Well, if you already own a high-end light meter and some PW triggers, I think you'd be paying for stuff you already own in the form of triggering stuff, and the B1 Ai is about $2100, plus needs a $400 module to make it functional, if I understand it. I'll be honest: I consider Profoto to be very overpriced by most metrics, and when the B1 TTL battery-powered monolight was introduced, I ridiculed the idea of a TTL monolight. When I found out it was priced at over two thousand dollars, I thought it was utterly insane, and aimed at noobs who have no idea of how to shoot flash.
For a person with a "growing" home studio, the $3,000, three-outlet power supply, without ANY flash heads! is just...flushing good money right down the toilet. No offense intended, but Profoto's "TTL monolight" idea is...well...hard to say it politely. But look around at the number of other TTL battery-powered monolights on the market. Their pack-and-head and their TTL monolight items are...extremely expensive, and there are multiple alternatives that cost wayyyyy less and which will work just fine.
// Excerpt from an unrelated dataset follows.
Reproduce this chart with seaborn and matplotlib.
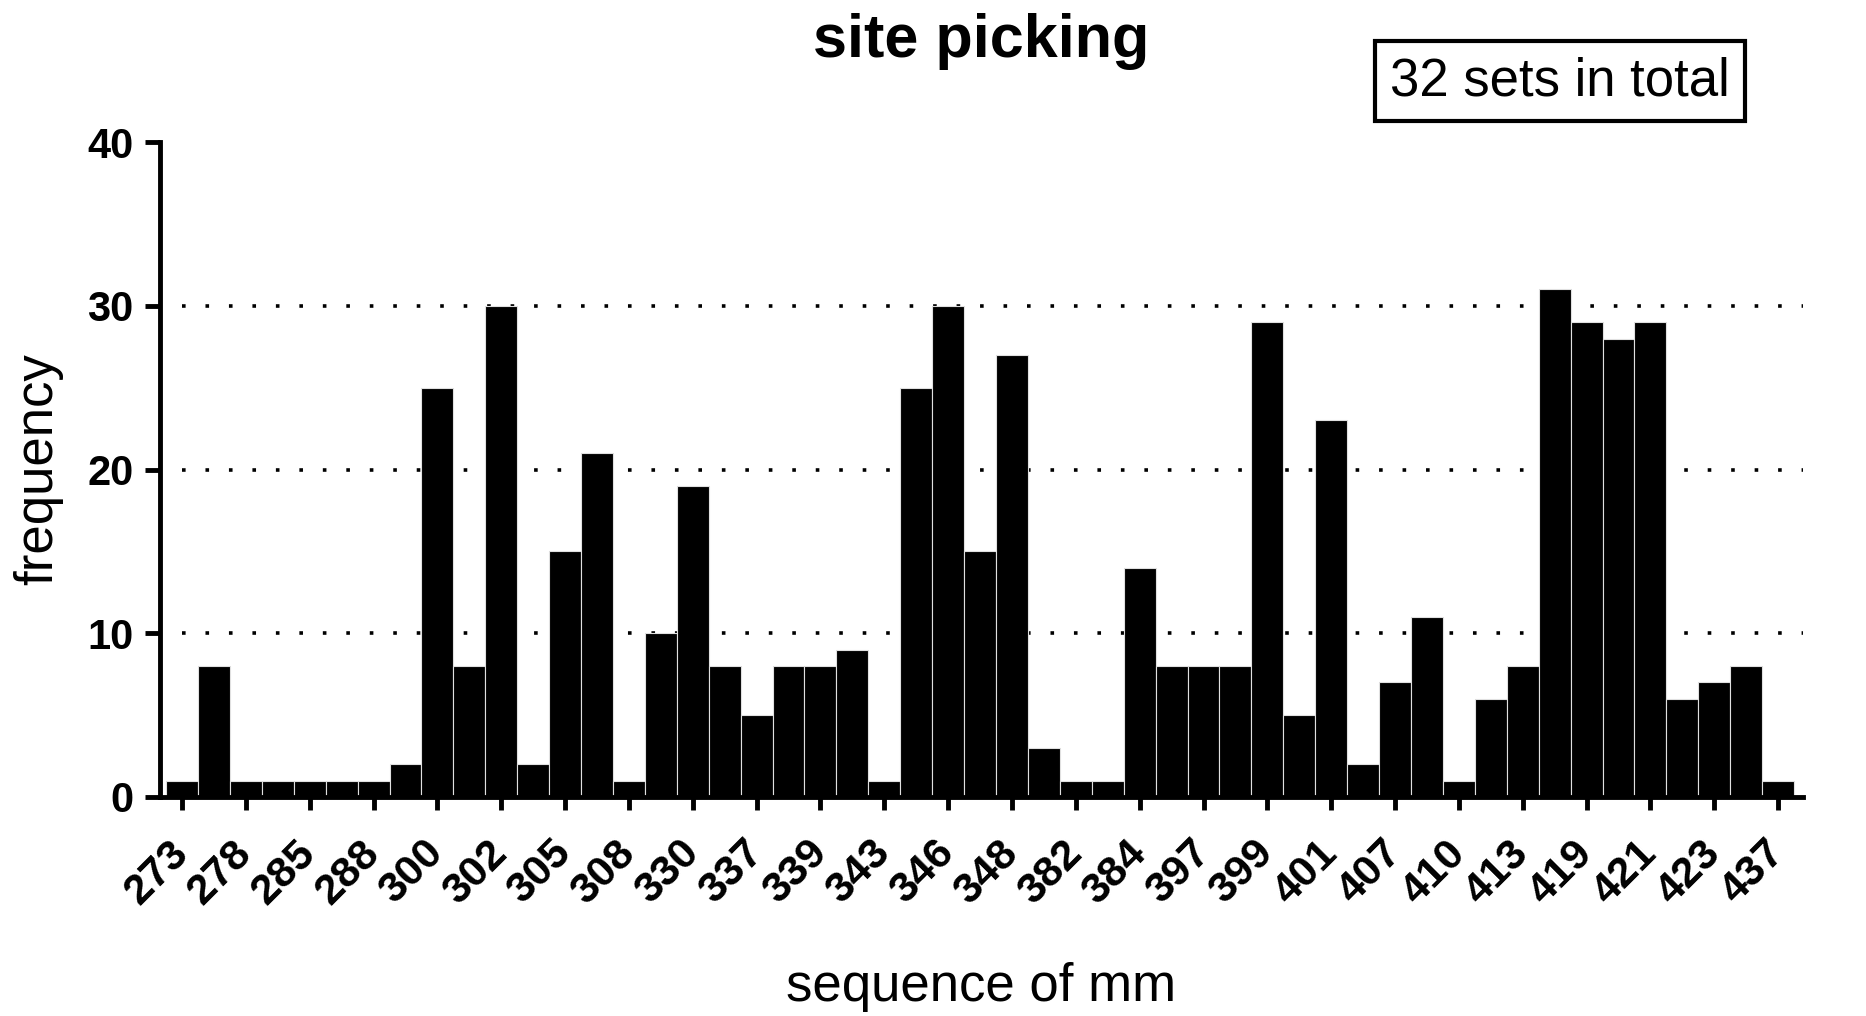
import matplotlib
matplotlib.use('Agg')
import matplotlib.pyplot as plt
import seaborn as sns
import pandas as pd

# values, one bar per site (only every other site is labelled)
tick_sites = ['273', '278', '285', '288', '300', '302', '305', '308', '330',
              '337', '339', '343', '346', '348', '382', '384', '397', '399',
              '401', '407', '410', '413', '419', '421', '423', '437']
frequency = [1, 8, 1, 1, 1, 1, 1, 2, 25, 8,
             30, 2, 15, 21, 1, 10, 19, 8, 5, 8,
             8, 9, 1, 25, 30, 15, 27, 3, 1, 1,
             14, 8, 8, 8, 29, 5, 23, 2, 7, 11,
             1, 6, 8, 31, 29, 28, 29, 6, 7, 8,
             1]
grid_levels = [10, 20, 30]
y_ticks = [0, 10, 20, 30, 40]

data = pd.DataFrame({'pos': range(len(frequency)), 'frequency': frequency})

sns.set_style('ticks')
plt.rcParams['font.family'] = ['Liberation Sans', 'DejaVu Sans']
plt.rcParams.update({'text.color': 'black', 'axes.labelcolor': 'black',
                     'xtick.color': 'black', 'ytick.color': 'black',
                     'axes.edgecolor': 'black'})

W, H = 1866, 1016
fig = plt.figure(figsize=(W / 100, H / 100), dpi=100)
ax = fig.add_axes([160 / W, 219 / H, 1643 / W, 655 / H])

ax.hlines(grid_levels, 0, len(frequency) - 0.2, colors='black',
          linestyles=(0, (1, 5.5)), linewidth=2.6, zorder=0)

sns.barplot(data=data, x='pos', y='frequency', color='black', width=1,
            edgecolor='#e0e0e0', linewidth=0.8, saturation=1, ax=ax, zorder=2)

ax.set_xlim(-0.69, len(frequency) - 0.22)
ax.set_ylim(0, 40)
ax.set_yticks(y_ticks)
ax.set_xticks(range(0, len(frequency), 2))
ax.set_xticklabels(tick_sites, rotation=45, ha='right', rotation_mode='anchor',
                   va='center')

for s in ['top', 'right']:
    ax.spines[s].set_visible(False)
for s in ['left', 'bottom']:
    ax.spines[s].set_linewidth(3.5)
    ax.spines[s].set_zorder(3)

ax.tick_params(axis='y', length=11, width=3.5, labelsize=30, pad=8)
ax.tick_params(axis='x', length=9, width=3.5, labelsize=31, pad=27)
for lab in ax.get_xticklabels() + ax.get_yticklabels():
    lab.set_fontweight('bold')

ax.set_xlabel('sequence of mm', fontsize=38)
ax.set_ylabel('frequency', fontsize=38)
ax.xaxis.set_label_coords(0.5, -0.252)
ax.yaxis.set_label_coords(-0.059, 0.5)

ax.set_title('site picking', fontsize=44, fontweight='bold', y=1.14, va='center')

fig.text(1560 / W, 1 - 81 / H, '32 sets in total', ha='center', va='center',
         fontsize=38,
         bbox=dict(boxstyle='square,pad=0.28', fc='white', ec='black', lw=3))

fig.savefig('out.png', dpi=100)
Here's the deal: If you want to buy into a system, buy into one that you can afford, and one that has affordable everything. Buy Speedotron or DynaLite or Elinchrom, or even buy Einstein if you're drawn to the allure of short flash duration and monolights. Profoto pushes flash duration very hard, but if you're buying a pack-and-head system, for God's sakes, buy a pack that has FOUR outlets, or SIX...and if you're paying $3,000 for a three-outlet power supply, you are being regally reamed. Three lights, and $1,000 just for the "right" to plug in EACH, individual flash head?
OMG...only from Profoto.
Seriously...look at something priced fairly...look at Dyna, look at Speedo, look at Elinchrom. I personally know of zero studio/pro shooters who have a TTL monolight. TTL controlled monolight with battery pack? This is a brand-new, made-up product category, designed to appeal to people who are obviously NOT professional shooters, and who have little idea that they will typically set up the flash and modifier, calculate the desired ratio of flash to ambient, and then set the needed power, set the f/stop, and then shoot at one, single,exact flash level in manual flash power mode, so the frames are consistent and perfect, as calculated by taste/experience/desired ambi-to-flash ratio.
But the idea of a TTL monolight that costs $2,095 and needs a $400 module PER FLASH HEAD...that makes a GREAT YouTube commercial video!
You say you're open to other opinions: PASS on Profoto lights, entirely. Spare yourself the a**-reaming, and be able to outfit an entire studio with what you REALLY will need, which is stands, boom stands,clamps,foam boards, a set of proper Scrim-Jim type scrims/panels,diffusing fabrics, reflecting fabrics, softboxes, umbrellas, background support equipment, mylar diffusers, clamshell reflectors, grid sets (multiple!), 7, 11,5 and 20-inch reflectors, background paper, fabric throws, posing stools, perspex and plexiglas, and a few dozen other sundries.
You are being sold a bill of high-tech, uneccessary stuff, and the bill is going to kill your "growing home studio" in its infancy. A three-outlet pack for three thousand dollars?